Santa Monica College Art Department, in collaboration with the Pete and Susan Barrett Gallery, presents Well Fed, an exhibition featuring work from the Art 87 A/B/C Art Mentor Program taught by Professor Emily Silver, and curated by students from the Art 80/82/84 Exhibition and Display courses taught by Professor Kim Garcia.
Well Fed rewrites the antiquated myth of the “starving artist” by showcasing a community of emerging artists who nourish one another through creative and intellectual exchange. Through themes of consumerism, nostalgia, technology, bodily abjection, breaking conventions, and more, the artwork in this exhibition asks what it means to live a fulfilling and meaningful life, and what forms of sustenance one needs to make that life possible.
To be “well fed” is not simply to have enough physically.
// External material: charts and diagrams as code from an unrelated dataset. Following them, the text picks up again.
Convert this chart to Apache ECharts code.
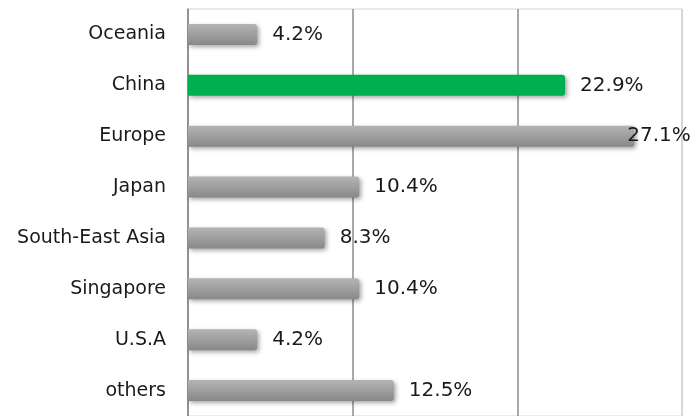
<!DOCTYPE html>
<html>
<head>
<meta charset="utf-8">
<script src="https://cdn.jsdelivr.net/npm/echarts@6/dist/echarts.min.js"></script>
<style>
  html, body { margin: 0; padding: 0; background: #fff; }
  #chart { width: 697px; height: 416px; }
</style>
</head>
<body>
<div id="chart"></div>
<script>
const regions = ['Oceania', 'China', 'Europe', 'Japan', 'South-East Asia', 'Singapore', 'U.S.A', 'others']
const shares = [4.2, 22.9, 27.1, 10.4, 8.3, 10.4, 4.2, 12.5]
const highlight = 'China'
const squeezed = 'Europe'
const axisMax = 30
const axisStep = 10

const grayBar = new echarts.graphic.LinearGradient(0, 0, 0, 1, [
  { offset: 0, color: '#b4b4b4' },
  { offset: 1, color: '#888888' }
])

var myChart = echarts.init(document.getElementById('chart'))

var option = {
  backgroundColor: '#fff',
  textStyle: { fontFamily: 'DejaVu Sans' },
  grid: {
    left: 188,
    right: 15,
    top: 9,
    height: 410,
    show: true,
    borderColor: '#d4d4d4',
    borderWidth: 1
  },
  xAxis: {
    type: 'value',
    min: 0,
    max: axisMax,
    interval: axisStep,
    axisLabel: { show: false },
    axisLine: { show: false },
    axisTick: { show: false },
    splitLine: {
      lineStyle: {
        color: ['#8c8c8c', '#8c8c8c', '#8c8c8c', '#cfcfcf'],
        width: 1.5
      }
    }
  },
  yAxis: {
    type: 'category',
    inverse: true,
    data: regions,
    axisLine: { lineStyle: { color: '#8c8c8c', width: 1.5 } },
    axisTick: { length: 8, lineStyle: { color: '#8c8c8c', width: 1.5 } },
    axisLabel: {
      color: '#1a1a1a',
      fontSize: 19,
      margin: 22,
      fontFamily: 'DejaVu Sans'
    }
  },
  series: [
    {
      type: 'bar',
      barWidth: 21,
      data: shares.map((v, i) => {
        const item = { value: v }
        if (regions[i] === highlight) {
          item.itemStyle = { color: '#00b050' }
        }
        if (regions[i] === squeezed) {
          item.label = { offset: [-22, 0] }
        }
        return item
      }),
      itemStyle: {
        color: grayBar,
        borderRadius: [0, 3, 3, 0],
        shadowColor: 'rgba(0,0,0,0.35)',
        shadowBlur: 4,
        shadowOffsetX: 2,
        shadowOffsetY: 2
      },
      label: {
        show: true,
        position: 'right',
        distance: 15,
        color: '#1a1a1a',
        fontSize: 20,
        fontFamily: 'DejaVu Sans',
        formatter: '{c}%'
      }
    }
  ]
}

option && myChart.setOption(option)
</script>
</body>
</html>
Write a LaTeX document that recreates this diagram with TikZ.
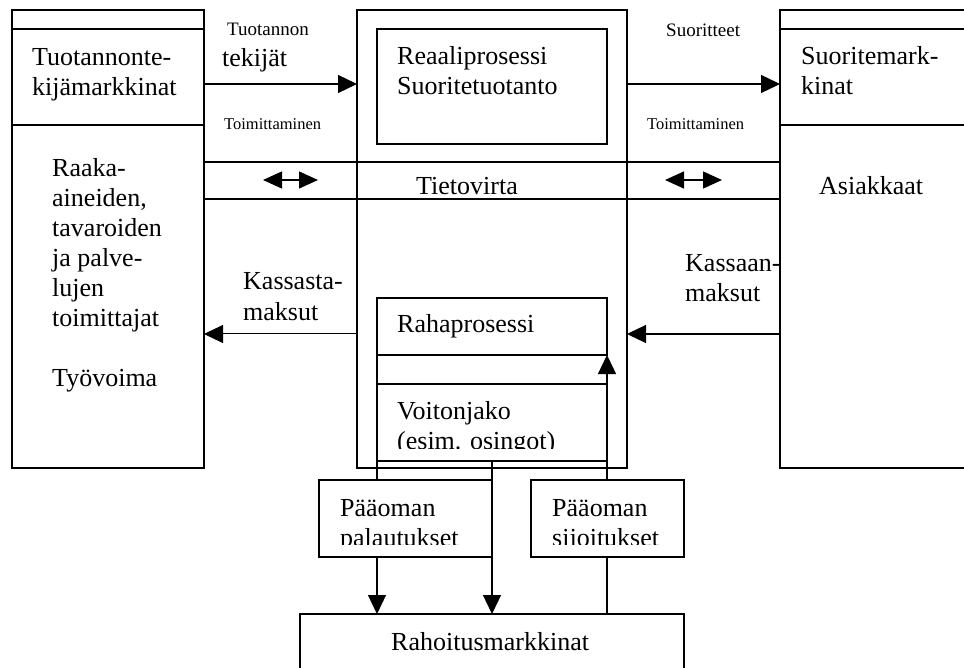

It is also to be sustained through community and creativity. Yet, this exhibition recognizes the consumerist nature of the contemporary art world, in which art functions as a commodity that can be bought and sold. With this tension in mind, Well Fed poses the questions: how do artists distinguish needs from desires? And, how can they stay committed to their artistic integrity within a capitalist system?
Santa Monica’s Art Mentor Program provides a uniquely collaborative environment for artists across backgrounds to explore these questions. The program fosters an environment that encourages collaboration and offers in-depth studio discourse, individual studio visits, professional artist presentations, and rigorous group-critiques. Whether they are preparing to transfer to a four year university, apply for graduate school, participate in an artist residency, or submit their work to galleries, these artists leave the program equipped with tools for both creative and professional sustainability.
Well Fed is itself the product of collaboration. Students in the Exhibition and Display courses worked closely with participating artists through studio visits and interviews, translating their ideas into a cohesive physical exhibition. By organizing into teams—curation, social media and press, graphics, and education and programming—they developed the exhibition’s layout, visual identity, communications strategy, and educational materials.
This exhibition exists on land traditionally stewarded by the Tongva-Gabrieleno people.